- Предлагаете мне плакать и жаловаться? – спросила я с вызовом.
- А это уж сама решай, - ответила она, поудобнее перехватывая белье и направляясь в дом. – Мне главное, чтобы Эдит была жива-здорова. И деньжонками разжиться, чтобы за аренду заплатить. За два месяца заплатим, значит, ещё три месяца у нас есть…
- Отчего же – за два месяца? – сказала я и снова уперла руки в бока. – Заплатим за один. А вторую монету пустим в дело. Как говорится – не надо зарывать серебряные таланты в землю.
Жонкелия чуть не выронила только что стираное белье и посмотрела на меня подозрительно:
- Ты что это задумала? – спросила она, насупившись. – Заплатим за два месяца и сможем жить здесь до зимних праздников…
- Мамашенька, да мы тут через месяц ноги протянем от голода и холода, - я ополоснула руки в бочке, стоявшей под стрехой, подошла к старухе и забрала белье. – И где вы потом собираетесь брать деньги, чтобы заплатить вашему графу? Снова будете клянчить у судьи? Лучше бы вышли за него замуж – и клянчите себе на законных основаниях.
- Вот сама и выходи, - огрызнулась Жонкелия. – А деньги пойдут за аренду. И хватит мять стираное! Сложи его уже куда-нибудь.
- Обязательно сложу, - пообещала я ей. – Но аренду мы оплатим за один месяц. А завтра вы поведете меня в лавку, на ярмарку – что тут у вас есть. Мне надо посмотреть ваши цены и сделать покупки.
- Покупки?! – её чуть не хватил удар. – Ты спятила? Какие покупки, если у тебя денег – мышь наплакала?
- Узко мыслите, - поругала я её. – У нас тут золотое дно, а мы на муку намолоть не можем. Завтра надо посмотреть, что с колесом. Позовем плотников…
Она посмотрела на меня как-то странно и фыркнула:
- Ну, зови.
В этот вечер я засыпала на неудобном тощем матрасе, укрывшись лоскутным одеялом, которое было мне коротко и приходилось сворачиваться клубочком, чтобы пятки не мерзли, а под головой у меня была подушка, набитая сеном и ветошью.
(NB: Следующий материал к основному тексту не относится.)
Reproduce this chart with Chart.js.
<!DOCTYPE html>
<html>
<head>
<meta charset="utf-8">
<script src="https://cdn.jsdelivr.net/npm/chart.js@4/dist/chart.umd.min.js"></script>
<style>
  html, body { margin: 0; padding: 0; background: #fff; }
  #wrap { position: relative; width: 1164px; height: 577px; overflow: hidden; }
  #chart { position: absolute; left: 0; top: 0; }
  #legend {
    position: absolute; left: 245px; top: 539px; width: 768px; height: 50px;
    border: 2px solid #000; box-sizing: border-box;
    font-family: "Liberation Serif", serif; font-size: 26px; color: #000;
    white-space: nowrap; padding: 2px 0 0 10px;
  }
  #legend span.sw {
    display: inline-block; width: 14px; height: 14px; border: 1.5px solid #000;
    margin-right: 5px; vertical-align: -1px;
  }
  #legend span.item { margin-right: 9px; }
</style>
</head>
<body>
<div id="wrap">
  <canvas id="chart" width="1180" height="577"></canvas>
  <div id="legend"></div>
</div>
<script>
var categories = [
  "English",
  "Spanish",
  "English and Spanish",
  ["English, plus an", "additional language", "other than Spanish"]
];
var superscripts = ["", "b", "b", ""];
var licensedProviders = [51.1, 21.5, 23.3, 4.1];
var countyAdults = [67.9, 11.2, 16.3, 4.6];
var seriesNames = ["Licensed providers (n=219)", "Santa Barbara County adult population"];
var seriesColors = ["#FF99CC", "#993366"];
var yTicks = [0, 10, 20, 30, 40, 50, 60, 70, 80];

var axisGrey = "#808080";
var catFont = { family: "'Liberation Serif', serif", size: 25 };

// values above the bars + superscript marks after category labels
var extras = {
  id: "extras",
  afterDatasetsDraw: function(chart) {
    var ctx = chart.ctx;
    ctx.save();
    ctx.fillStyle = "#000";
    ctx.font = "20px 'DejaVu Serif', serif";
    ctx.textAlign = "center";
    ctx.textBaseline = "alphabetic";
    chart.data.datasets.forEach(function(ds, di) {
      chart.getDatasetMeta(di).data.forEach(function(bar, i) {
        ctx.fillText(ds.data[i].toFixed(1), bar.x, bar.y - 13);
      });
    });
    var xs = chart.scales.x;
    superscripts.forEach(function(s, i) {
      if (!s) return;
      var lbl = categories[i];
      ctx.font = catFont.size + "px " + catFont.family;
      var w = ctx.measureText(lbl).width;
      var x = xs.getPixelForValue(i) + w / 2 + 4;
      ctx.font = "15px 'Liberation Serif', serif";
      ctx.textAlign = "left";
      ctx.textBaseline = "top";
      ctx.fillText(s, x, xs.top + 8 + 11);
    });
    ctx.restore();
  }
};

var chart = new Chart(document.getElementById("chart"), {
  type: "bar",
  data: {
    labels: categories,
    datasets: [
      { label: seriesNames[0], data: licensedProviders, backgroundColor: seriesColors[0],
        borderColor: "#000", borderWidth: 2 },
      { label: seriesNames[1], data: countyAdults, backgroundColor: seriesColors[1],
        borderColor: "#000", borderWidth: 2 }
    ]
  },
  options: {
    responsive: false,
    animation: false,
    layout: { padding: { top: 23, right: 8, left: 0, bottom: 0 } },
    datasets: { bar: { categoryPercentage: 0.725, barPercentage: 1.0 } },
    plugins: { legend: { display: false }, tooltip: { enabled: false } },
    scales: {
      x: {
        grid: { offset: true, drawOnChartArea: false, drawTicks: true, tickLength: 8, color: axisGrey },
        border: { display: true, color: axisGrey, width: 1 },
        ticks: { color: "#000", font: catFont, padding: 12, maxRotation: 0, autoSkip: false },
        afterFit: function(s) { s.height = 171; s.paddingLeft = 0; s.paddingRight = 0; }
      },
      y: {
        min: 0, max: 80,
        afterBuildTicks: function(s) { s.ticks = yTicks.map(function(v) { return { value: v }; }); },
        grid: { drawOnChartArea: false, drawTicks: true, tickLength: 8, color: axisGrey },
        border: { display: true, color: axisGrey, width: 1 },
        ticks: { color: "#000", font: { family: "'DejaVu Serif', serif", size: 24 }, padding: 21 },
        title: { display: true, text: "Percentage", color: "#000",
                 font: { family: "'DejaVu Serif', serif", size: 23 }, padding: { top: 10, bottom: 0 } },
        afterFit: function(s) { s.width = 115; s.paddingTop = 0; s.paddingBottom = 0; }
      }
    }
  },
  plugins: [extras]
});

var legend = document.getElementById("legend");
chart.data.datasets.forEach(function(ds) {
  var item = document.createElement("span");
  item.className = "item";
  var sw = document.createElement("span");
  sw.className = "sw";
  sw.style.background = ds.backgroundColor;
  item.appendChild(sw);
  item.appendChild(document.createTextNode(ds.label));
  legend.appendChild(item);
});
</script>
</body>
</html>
Пусть белье было выстирано, оно все равно хранило чужой запах, а я с непривычки вздрагивала всякий раз, когда задевала шершавыми руками за щеку или плечо.
Окно мы с Жонкелией не стали заколачивать, а занавесили мешковиной, и было слышно, как вода льется на неподвижное мельничное колесо – будто кто-то вполголоса напевает монотонную песенку.
- Этот с зубочисткой – он ведь графский мельник? – спросила я у Жонкелии, когда она погасила свечу и легла на другую кровать, отвернувшись лицом к стене.
- Да, Закхей Чарлтон, - ответила старуха. – У него на мельнице восемь работников и четыре жернова. А у тебя работники разбежались, а жерновов только два, и они стоят.
- Но они ведь работали, - вполне резонно заметила я. – Значит, заработают снова. Устроим стратегию под кодовым названием «Весёлая мельница».
- Что? – она приподняла голову, чтобы на меня посмотреть. – Ты точно – тронутая!
- Спите уже, нормальная вы наша, - проворчала я и тоже повернулась лицом к стене.
Жонкелия уснула почти сразу, а я лежала и слушая, как плещется озеро, вспоминала про Витьку. Что там с этим балбесом произошло, когда я не вынырнула? А если потом вытащили мое тело? Витьку привлекут за непредумышленное убийство? Или спишут на несчастный случай? А если я найду путь домой – куда буду переселяться? Вряд ли мое тело любезно сохранят для меня в целости и сохранности, как фараонову мумию.
От этих мыслей становилось совсем несладко, и я предпочла не думать ни о чем, чтобы не бояться и не испытывать угрызений совести. Не надо думать о прошлом, надо сосредоточиться на том, что сейчас. Конечно, жизнь в условиях средневековья – это почище чем выйти без шлема против Кости Цзю. Идею поправить материальное положение посредством выгодного брака я исключила сразу. Во-первых, вид у меня сейчас совсем не товарный. Во-вторых, семейная жизнь для женщины вплоть до середины ХХ века была рулеткой – повезет или нет. Подхватишь венерическую болезнь – смерть. Тяжелые роды – смерть. Нет, я не Скарлетт, чтобы продаваться за лесопилку. Тем более, у меня есть мельница.